The protagonist, Jean Taylor, was still a teenager when she married the handsome Glen. He worked at a bank and offered her a comfortable life so long as she did as he asked. Jean admired his ambition and enjoyed his attention, content at first to submit to his controlling nature.
When a two year old child goes missing from her front garden, Jean, childless after many years of marriage, blames the mother for leaving her toddler unsupervised. As the police and media scrabble for leads they come knocking on the Taylor’s immaculately kept front door. Jean discovers that her husband harbours unsavoury secrets.
The author worked as a journalist for many years and used her experience of real cases to craft this tale. It is a taut, tense read and utterly compelling. The drip feed of facts from the original case, the police investigation and the media response are woven together to tease the reader. Throughout we have Jean’s thoughts as the love she felt for her husband morphs into contempt banked by fear.

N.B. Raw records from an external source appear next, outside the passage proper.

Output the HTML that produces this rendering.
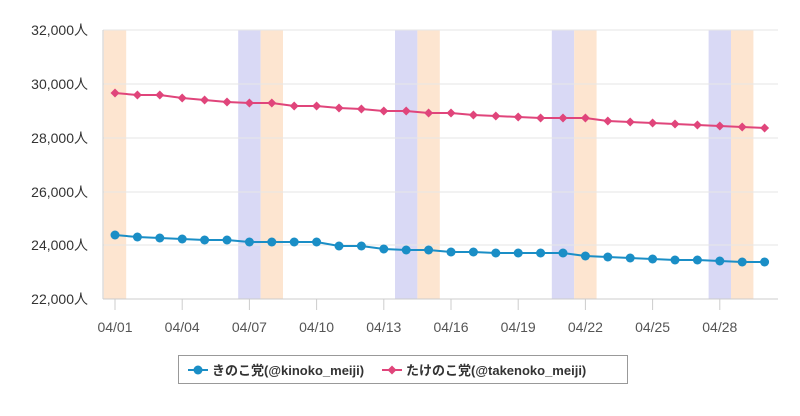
<!DOCTYPE html><html><head><meta charset="utf-8"><style>body{margin:0;background:#fff;width:800px;height:411px;overflow:hidden}svg{font-family:"Liberation Sans","Noto Sans CJK JP",sans-serif}</style></head><body>
<svg id="s" width="800" height="411" xmlns="http://www.w3.org/2000/svg"></svg>
<script>
const s=document.getElementById('s');let h='';
const X=i=>115+i*22.4;
[[0,'#fde5d0'],[6,'#d9d9f5'],[7,'#fde5d0'],[13,'#d9d9f5'],[14,'#fde5d0'],[20,'#d9d9f5'],[21,'#fde5d0'],[27,'#d9d9f5'],[28,'#fde5d0']].forEach(([i,c])=>h+=`<rect x="${X(i)-11.2}" y="30" width="22.4" height="269" fill="${c}"/>`);
const ys=[30,84,138,192,245,299],labs=['32,000人','30,000人','28,000人','26,000人','24,000人','22,000人'];
ys.forEach((y,k)=>{h+=`<line x1="103" x2="778" y1="${y}" y2="${y}" stroke="#e6e6e6"/>`;h+=`<text x="88" y="${y+5}" text-anchor="end" font-size="14" fill="#333">${labs[k]}</text>`});
h+=`<line x1="103" x2="103" y1="30" y2="299" stroke="#ccc"/><line x1="103" x2="778" y1="299" y2="299" stroke="#ccc"/>`;
for(let i=0;i<30;i+=3){h+=`<line x1="${X(i)}" x2="${X(i)}" y1="299" y2="310" stroke="#ccc"/><text x="${X(i)}" y="332" text-anchor="middle" font-size="14" fill="#555">04/${String(i+1).padStart(2,'0')}</text>`}
const t=[93,95,95,98,100,102,103,103,106,106,108,109,111,111,113,113,115,116,117,118,118,118,121,122,123,124,125,126,127,128];
const k=[235,237,238,239,240,240,242,242,242,242,246,246,249,250,250,252,252,253,253,253,253,256,257,258,259,260,260,261,262,262];
h+=`<polyline points="${k.map((y,i)=>X(i)+','+y).join(' ')}" fill="none" stroke="#1a8ec6" stroke-width="2"/>`;
k.forEach((y,i)=>h+=`<circle cx="${X(i)}" cy="${y}" r="4.5" fill="#1a8ec6"/>`);
h+=`<polyline points="${t.map((y,i)=>X(i)+','+y).join(' ')}" fill="none" stroke="#e0457b" stroke-width="2"/>`;
t.forEach((y,i)=>{const x=X(i);h+=`<polygon points="${x},${y-4.5} ${x+4.5},${y} ${x},${y+4.5} ${x-4.5},${y}" fill="#e0457b"/>`});
h+=`<rect x="178.5" y="355.5" width="449" height="28" fill="#fff" stroke="#999"/>`;
h+=`<line x1="188" x2="208" y1="370" y2="370" stroke="#1a8ec6" stroke-width="2"/><circle cx="198" cy="370" r="4.5" fill="#1a8ec6"/><text x="212" y="375" font-size="13" font-weight="bold" fill="#333">きのこ党(@kinoko_meiji)</text>`;
h+=`<line x1="382" x2="402" y1="370" y2="370" stroke="#e0457b" stroke-width="2"/><polygon points="392,365.5 396.5,370 392,374.5 387.5,370" fill="#e0457b"/><text x="406" y="375" font-size="13" font-weight="bold" fill="#333">たけのこ党(@takenoko_meiji)</text>`;
s.innerHTML=h;
</script></body></html>
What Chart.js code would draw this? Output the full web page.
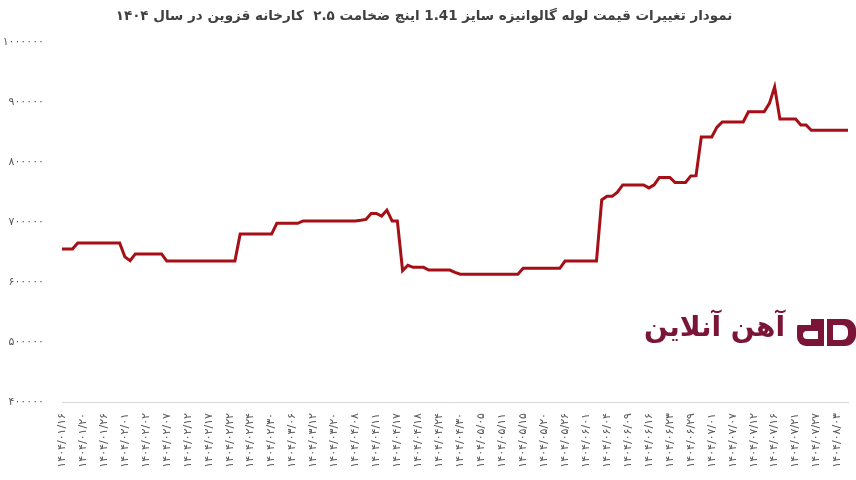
<!DOCTYPE html>
<html lang="fa">
<head>
<meta charset="utf-8">
<script src="https://cdn.jsdelivr.net/npm/chart.js@4.4.1/dist/chart.umd.min.js"></script>
<style>
  html, body { margin: 0; padding: 0; background: #fff; }
  #wrap { width: 856px; height: 480px; position: relative; }
</style>
</head>
<body>
<div id="wrap"><canvas id="chart"></canvas></div>
<script>
// عنوان و برند
const chartTitle = "نمودار تغییرات قیمت لوله گالوانیزه سایز 1.41 اینچ ضخامت ۲.۵  کارخانه قزوین در سال ۱۴۰۴";
const brandName = "آهن آنلاین";

// برچسب‌های محور افقی (هر ۴ نقطه یک برچسب)
const tickLabels = [
  "۱۴۰۴/۰۱/۱۶", "۱۴۰۴/۰۱/۲۰", "۱۴۰۴/۰۱/۲۶", "۱۴۰۴/۰۲/۰۱", "۱۴۰۴/۰۲/۰۲",
  "۱۴۰۴/۰۲/۰۷", "۱۴۰۴/۰۲/۱۲", "۱۴۰۴/۰۲/۱۷", "۱۴۰۴/۰۲/۲۲", "۱۴۰۴/۰۲/۲۴",
  "۱۴۰۴/۰۲/۳۰", "۱۴۰۴/۰۳/۰۶", "۱۴۰۴/۰۳/۱۲", "۱۴۰۴/۰۳/۲۰", "۱۴۰۴/۰۴/۰۸",
  "۱۴۰۴/۰۴/۱۱", "۱۴۰۴/۰۴/۱۷", "۱۴۰۴/۰۴/۱۸", "۱۴۰۴/۰۴/۲۴", "۱۴۰۴/۰۴/۳۰",
  "۱۴۰۴/۰۵/۰۵", "۱۴۰۴/۰۵/۱۱", "۱۴۰۴/۰۵/۱۵", "۱۴۰۴/۰۵/۲۰", "۱۴۰۴/۰۵/۲۶",
  "۱۴۰۴/۰۶/۰۱", "۱۴۰۴/۰۶/۰۴", "۱۴۰۴/۰۶/۰۹", "۱۴۰۴/۰۶/۱۶", "۱۴۰۴/۰۶/۲۳",
  "۱۴۰۴/۰۶/۲۹", "۱۴۰۴/۰۷/۰۱", "۱۴۰۴/۰۷/۰۷", "۱۴۰۴/۰۷/۱۲", "۱۴۰۴/۰۷/۱۶",
  "۱۴۰۴/۰۷/۲۱", "۱۴۰۴/۰۷/۲۷", "۱۴۰۴/۰۸/۰۳"
];

// قیمت (ریال) - خوانده شده از نمودار
const prices = [
  655000, 655000, 655000, 665000, 665000, 665000, 665000, 665000, 665000, 665000,
  665000, 665000, 642000, 635500, 647000, 647000, 647000, 647000, 647000, 647000,
  635000, 635000, 635000, 635000, 635000, 635000, 635000, 635000, 635000, 635000,
  635000, 635000, 635000, 635000, 680000, 680000, 680000, 680000, 680000, 680000,
  680000, 698000, 698000, 698000, 698000, 698000, 702000, 702000, 702000, 702000,
  702000, 702000, 702000, 702000, 702000, 702000, 702000, 703000, 704500, 714500,
  714500, 710000, 720000, 702000, 702000, 619000, 628000, 624500, 624500, 624500,
  620000, 620000, 620000, 620000, 620000, 616000, 613000, 613000, 613000, 613000,
  613000, 613000, 613000, 613000, 613000, 613000, 613000, 613000, 623000, 623000,
  623000, 623000, 623000, 623000, 623000, 623000, 635000, 635000, 635000, 635000,
  635000, 635000, 635000, 737000, 743000, 743000, 750000, 762000, 762000, 762000,
  762000, 762000, 757000, 762000, 774500, 774500, 774500, 766000, 766000, 766000,
  777000, 777500, 842000, 842000, 842000, 858500, 867000, 867000, 867000, 867000,
  867000, 884000, 884000, 884000, 884000, 898000, 925500, 872000, 872000, 872000,
  872000, 862000, 862000, 853000, 853000, 853000, 853000, 853000, 853000, 853000,
  853000
];

const yMin = 400000;
const yMax = 1000000;
const yStep = 100000;

// تبدیل اعداد به ارقام فارسی
function toFa(n) {
  return String(n).replace(/\d/g, d => "۰۱۲۳۴۵۶۷۸۹"[d]);
}

// هر نقطه یک برچسب دارد، فقط هر چهارمی نمایش داده می‌شود
const labels = prices.map((p, i) => (i % 4 === 0 && tickLabels[i / 4]) || "");

// لوگوی آهن آنلاین به صورت واترمارک
const watermark = {
  id: "watermark",
  afterDraw(chart) {
    const ctx = chart.ctx;
    ctx.save();
    ctx.fillStyle = "#7b1538";
    ctx.font = 'bold 28px "DejaVu Sans"';
    ctx.direction = "rtl";
    ctx.textAlign = "right";
    ctx.textBaseline = "middle";
    ctx.fillText(brandName, 785, 329);

    // حرف a
    ctx.beginPath();
    ctx.roundRect(797, 319, 27, 27, [9, 0, 0, 9]);
    ctx.fill();
    // حرف D
    ctx.beginPath();
    ctx.roundRect(827, 319, 29, 27, [0, 11, 11, 0]);
    ctx.fill();

    ctx.fillStyle = "#fff";
    ctx.fillRect(797, 319, 14, 6);
    ctx.beginPath();
    ctx.roundRect(803, 331, 15, 8, [4, 0, 0, 4]);
    ctx.fill();
    ctx.beginPath();
    ctx.roundRect(833, 325, 15, 15, [0, 6, 6, 0]);
    ctx.fill();
    ctx.restore();
  }
};

const ctx = document.getElementById("chart");
new Chart(ctx, {
  type: "line",
  data: {
    labels: labels,
    datasets: [{
      label: "قیمت",
      data: prices,
      borderColor: "#a50f15",
      borderWidth: 3,
      pointRadius: 0,
      tension: 0,
      fill: false
    }]
  },
  options: {
    responsive: true,
    maintainAspectRatio: false,
    animation: false,
    layout: { padding: { left: 0, right: 8, top: 0, bottom: 0 } },
    plugins: {
      legend: { display: false },
      tooltip: { enabled: false },
      title: {
        display: true,
        text: chartTitle,
        color: "#404040",
        font: { family: "DejaVu Sans", size: 13.5, weight: "bold" },
        padding: { top: 8, bottom: 18 }
      }
    },
    scales: {
      x: {
        grid: { display: false },
        border: { display: true, color: "#d9d9d9" },
        ticks: {
          autoSkip: false,
          minRotation: 90,
          maxRotation: 90,
          color: "#595959",
          font: { family: "DejaVu Sans", size: 11 },
          padding: 3
        },
        afterFit: s => {
          s.height = 78;
          s.paddingLeft = 0;
          s.paddingRight = 0;
        }
      },
      y: {
        min: yMin,
        max: yMax,
        grid: { display: false },
        border: { display: false },
        ticks: {
          stepSize: yStep,
          color: "#595959",
          font: { family: "DejaVu Sans", size: 11 },
          padding: 10,
          callback: v => toFa(v)
        },
        afterFit: s => { s.width = 62; }
      }
    }
  },
  plugins: [watermark]
});
</script>
</body>
</html>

As well as considering the crime, and the horror that any parent must feel when they hear of a child going missing, this is a fascinating exploration of a marriage and how much is overlooked for want of an easier life. Jean does not mourn the death of her husband. She feels a freedom after so many years of putting up with his ways. What is not clear, perhaps even to herself, is how she intends to be now that she may choose.
An impressive debut and a very fine thriller which kept me up late at night and then invaded my dreams. My only regret is that I finished it so quickly. I couldn’t stop turning the pages.
My copy of this book was provided gratis by the publisher, Bantam Press.